How do you mean static values?

joseph-igb commented 1 year ago

Was getting this error: Error: Get "http://localhost/api/v1/namespaces/kube-system/configmaps/aws-auth": dial tcp [::1]:80: connect: connection refused Using static values in the data section fixed the error for me. This was my configuration:

data "aws_eks_cluster_auth" "default" {
  name = var.cluster_name
  depends_on =[aws_eks_cluster.cluster]
}
data "aws_eks_cluster" "default" {
  name = var.cluster_name
  depends_on =[aws_eks_cluster.cluster]
}

provider "kubernetes" {
  host                   = data.aws_eks_cluster.default.endpoint
  cluster_ca_certificate = base64decode(data.aws_eks_cluster.default.certificate_authority[0].data)
  token                  = data.aws_eks_cluster_auth.default.token
}

How do you mean static values?

Previously had something along the lines of:

data "aws_eks_cluster_auth" "default" {
  name = aws_eks_cluster.my_cluster.name
}

Based on some of the comments above, decided to use pre-set values so used variables and that got rid of the error.

stdmje commented 1 year ago

Same error here using Terragrunt. Everytime i have to upgrade k8s version i have to delete kubernetes_config_map_v1_data.aws_auth[0] from the state otherwise i will get the following error.
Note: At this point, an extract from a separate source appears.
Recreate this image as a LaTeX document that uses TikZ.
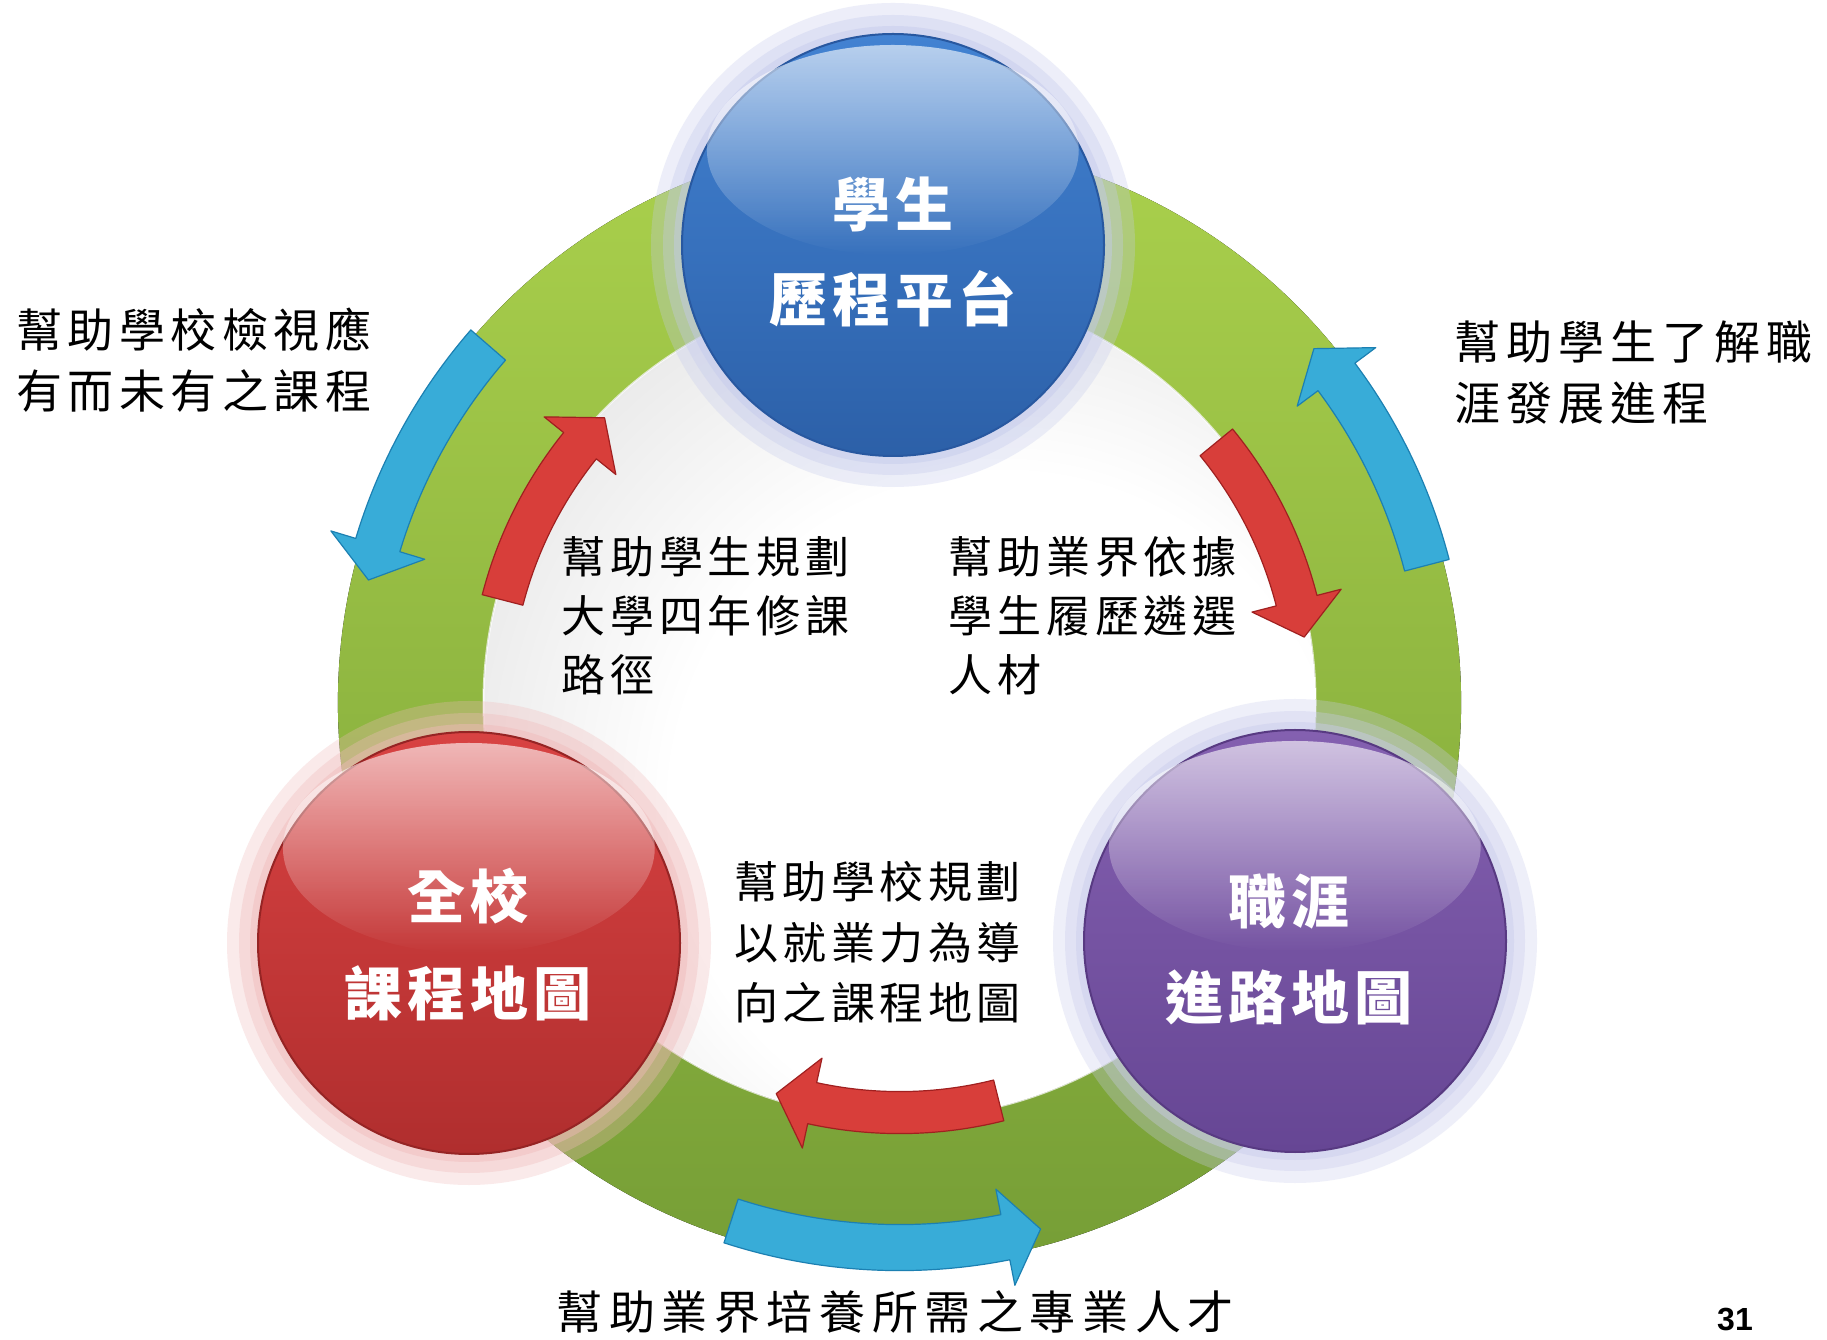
\documentclass[tikz,border=0pt]{standalone}
\usepackage{fontspec}
\setmainfont{Liberation Sans}
\newfontfamily\cjk{Noto Sans CJK TC}
\usetikzlibrary{fadings}

\definecolor{ringtop}{RGB}{170,208,76}
\definecolor{ringbot}{RGB}{118,158,54}
\definecolor{arrblue}{RGB}{56,172,216}
\definecolor{arrblueD}{RGB}{28,128,178}
\definecolor{arrred}{RGB}{216,62,58}
\definecolor{arrredD}{RGB}{160,32,32}
\definecolor{blueT}{RGB}{66,130,210}
\definecolor{blueB}{RGB}{44,96,168}
\definecolor{blueR}{RGB}{40,88,160}
\definecolor{redT}{RGB}{216,66,66}
\definecolor{redB}{RGB}{176,46,46}
\definecolor{redR}{RGB}{150,36,36}
\definecolor{purT}{RGB}{132,96,176}
\definecolor{purB}{RGB}{102,70,148}
\definecolor{purR}{RGB}{88,58,130}
\definecolor{haloB}{RGB}{196,202,236}
\definecolor{haloR}{RGB}{240,186,186}
\definecolor{haloP}{RGB}{202,204,236}

\pgfdeclareradialshading{discshade}{\pgfpoint{10bp}{-10bp}}{color(0bp)=(white); color(20bp)=(white); color(54bp)=(black!24)}

\newlength\cjkpitch
\def\cjkloop#1{\ifx\relax#1\else\makebox[\cjkpitch]{#1}\expandafter\cjkloop\fi}
\newcommand\cjkspaced[2]{\setlength\cjkpitch{#1}\cjkloop#2\relax}

% curved arrow along the ring: R, start angle, tip angle, body width, head width, head length (deg), style
\newcommand\ringarrow[7]{%
  \pgfmathsetmacro\raS{(#3>#2)?1:-1}%
  \pgfmathsetmacro\raN{#3-\raS*#6}%
  \pgfmathsetmacro\raO{#1+#4/2}%
  \pgfmathsetmacro\raI{#1-#4/2}%
  \pgfmathsetmacro\raHO{#1+#5/2}%
  \pgfmathsetmacro\raHI{#1-#5/2}%
  \path[shift={(ringc)},#7] (#2:\raO pt) arc[start angle=#2,end angle=\raN,radius=\raO pt]
    -- (\raN:\raHO pt) -- (#3:#1pt) -- (\raN:\raHI pt) -- (\raN:\raI pt)
    arc[start angle=\raN,end angle=#2,radius=\raI pt] -- cycle;}

\tikzset{
  ball/.style={circle, minimum size=422pt, inner sep=0pt, line width=2pt},
  blabel/.style={inner sep=0pt, anchor=base, text=white, font={\cjk\bfseries\fontsize{58pt}{60pt}\selectfont}},
  outtxt/.style={inner sep=0pt, anchor=base west, font={\cjk\fontsize{46pt}{50pt}\selectfont}},
  intxt/.style={inner sep=0pt, anchor=base west, font={\cjk\fontsize{44pt}{48pt}\selectfont}},
  bluearrow/.style={fill=arrblue, draw=arrblueD, line width=1.2pt, line join=round},
  redarrow/.style={fill=arrred, draw=arrredD, line width=1.2pt, line join=round},
}

\begin{document}
\begin{tikzpicture}[x=1pt,y=1pt]
\useasboundingbox (0,0) rectangle (1827,1339);
\fill[white] (0,0) rectangle (1827,1339);

\coordinate (ringc) at (899.5,636.4);
\coordinate (cb) at (893,1094);
\coordinate (cr) at (469,396);
\coordinate (cp) at (1295,398);

% ring and inner disc
\fill[top color=ringtop, bottom color=ringbot] (ringc) circle[radius=561.6pt];
\fill[shading=discshade] (ringc) circle[radius=416pt];
\draw[white, line width=2pt, opacity=.7] (ringc) circle[radius=416pt];

% halos
\foreach \c/\h in {cb/haloB, cr/haloR, cp/haloP}{
  \fill[\h, opacity=.30] (\c) circle[radius=242pt];
  \fill[\h, opacity=.35] (\c) circle[radius=230pt];
  \fill[\h, opacity=.45] (\c) circle[radius=219pt];
}

% balls
\node[ball, top color=blueT, bottom color=blueB, draw=blueR] (blue) at (cb) {};
\node[ball, top color=redT, bottom color=redB, draw=redR] (red) at (cr) {};
\node[ball, top color=purT, bottom color=purB, draw=purR] (purple) at (cp) {};
\foreach \c in {cb,cr,cp}{
  \fill[white, opacity=.62, path fading=south] ([yshift=95pt]\c) ellipse[x radius=186pt, y radius=105pt];
}

% ball labels
\node[blabel] (b1) at (893,1112) {\cjkspaced{63pt}{學生}};
\node[blabel] (b2) at (893,1017) {\cjkspaced{63pt}{歷程平台}};
\node[blabel] (r1) at (468,420) {\cjkspaced{63pt}{全校}};
\node[blabel] (r2) at (468,324) {\cjkspaced{63pt}{課程地圖}};
\node[blabel] (p1) at (1289,415) {\cjkspaced{63pt}{職涯}};
\node[blabel] (p2) at (1289,320) {\cjkspaced{63pt}{進路地圖}};

% arrows
\ringarrow{545}{139}{167}{46}{98}{3.8}{bluearrow}
\ringarrow{545}{14.6}{40.5}{46}{98}{3.8}{bluearrow}
\ringarrow{545}{252}{285}{46}{98}{3.8}{bluearrow}
\ringarrow{410}{165.5}{136}{42}{92}{5.2}{redarrow}
\ringarrow{410}{39.4}{9.2}{42}{92}{5.2}{redarrow}
\ringarrow{410}{284}{252.5}{42}{92}{5.2}{redarrow}

% outer texts
\node[outtxt] (tl1) at (13.5,991.5) {\cjkspaced{51.5pt}{幫助學校檢視應}};
\node[outtxt] (tl2) at (13.5,930.5) {\cjkspaced{51.5pt}{有而未有之課程}};
\node[outtxt] (tr1) at (1451,979.5) {\cjkspaced{52pt}{幫助學生了解職}};
\node[outtxt] (tr2) at (1451,918.5) {\cjkspaced{52pt}{涯發展進程}};
\node[outtxt] (bt) at (553,10) {\cjkspaced{52.6pt}{幫助業界培養所需之專業人才}};

% inner texts
\node[intxt] (il1) at (559,765.3) {\cjkspaced{48.8pt}{幫助學生規劃}};
\node[intxt] (il2) at (559,706.3) {\cjkspaced{48.8pt}{大學四年修課}};
\node[intxt] (il3) at (559,647.3) {\cjkspaced{48.8pt}{路徑}};
\node[intxt] (ir1) at (946,765.3) {\cjkspaced{48.8pt}{幫助業界依據}};
\node[intxt] (ir2) at (946,706.3) {\cjkspaced{48.8pt}{學生履歷遴選}};
\node[intxt] (ir3) at (946,647.3) {\cjkspaced{48.8pt}{人材}};
\node[intxt] (bc1) at (732,440.3) {\cjkspaced{48.5pt}{幫助學校規劃}};
\node[intxt] (bc2) at (732,379.3) {\cjkspaced{48.5pt}{以就業力為導}};
\node[intxt] (bc3) at (732,319.3) {\cjkspaced{48.5pt}{向之課程地圖}};

% page number
\node[inner sep=0pt, anchor=base, font={\bfseries\fontsize{32pt}{36pt}\selectfont}] (pg) at (1735,9) {31};
\end{tikzpicture}
\end{document}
kubernetes_config_map_v1_data.aws_auth[0]: Refreshing state... [id=kube-system/aws-auth]
β•·
β”‚ Error: Get "http://localhost/api/v1/namespaces/kube-system/configmaps/aws-auth": dial tcp [::1]:80: connect: connection refused
β”‚
β”‚   with kubernetes_config_map_v1_data.aws_auth[0],
β”‚   on main.tf line 518, in resource "kubernetes_config_map_v1_data" "aws_auth":
β”‚  518: resource "kubernetes_config_map_v1_data" "aws_auth" {
β”‚
β•΅
github-actions[bot] commented 1 year ago

This issue has been automatically marked as stale because it has been open 30 days with no activity. Remove stale label or comment or this issue will be closed in 10 days

github-actions[bot] commented 1 year ago

This issue was automatically closed because of stale in 10 days

github-actions[bot] commented 1 year ago

I'm going to lock this issue because it has been closed for 30 days ⏳. This helps our maintainers find and focus on the active issues. If you have found a problem that seems similar to this, please open a new issue and complete the issue template so we can capture all the details necessary to investigate further.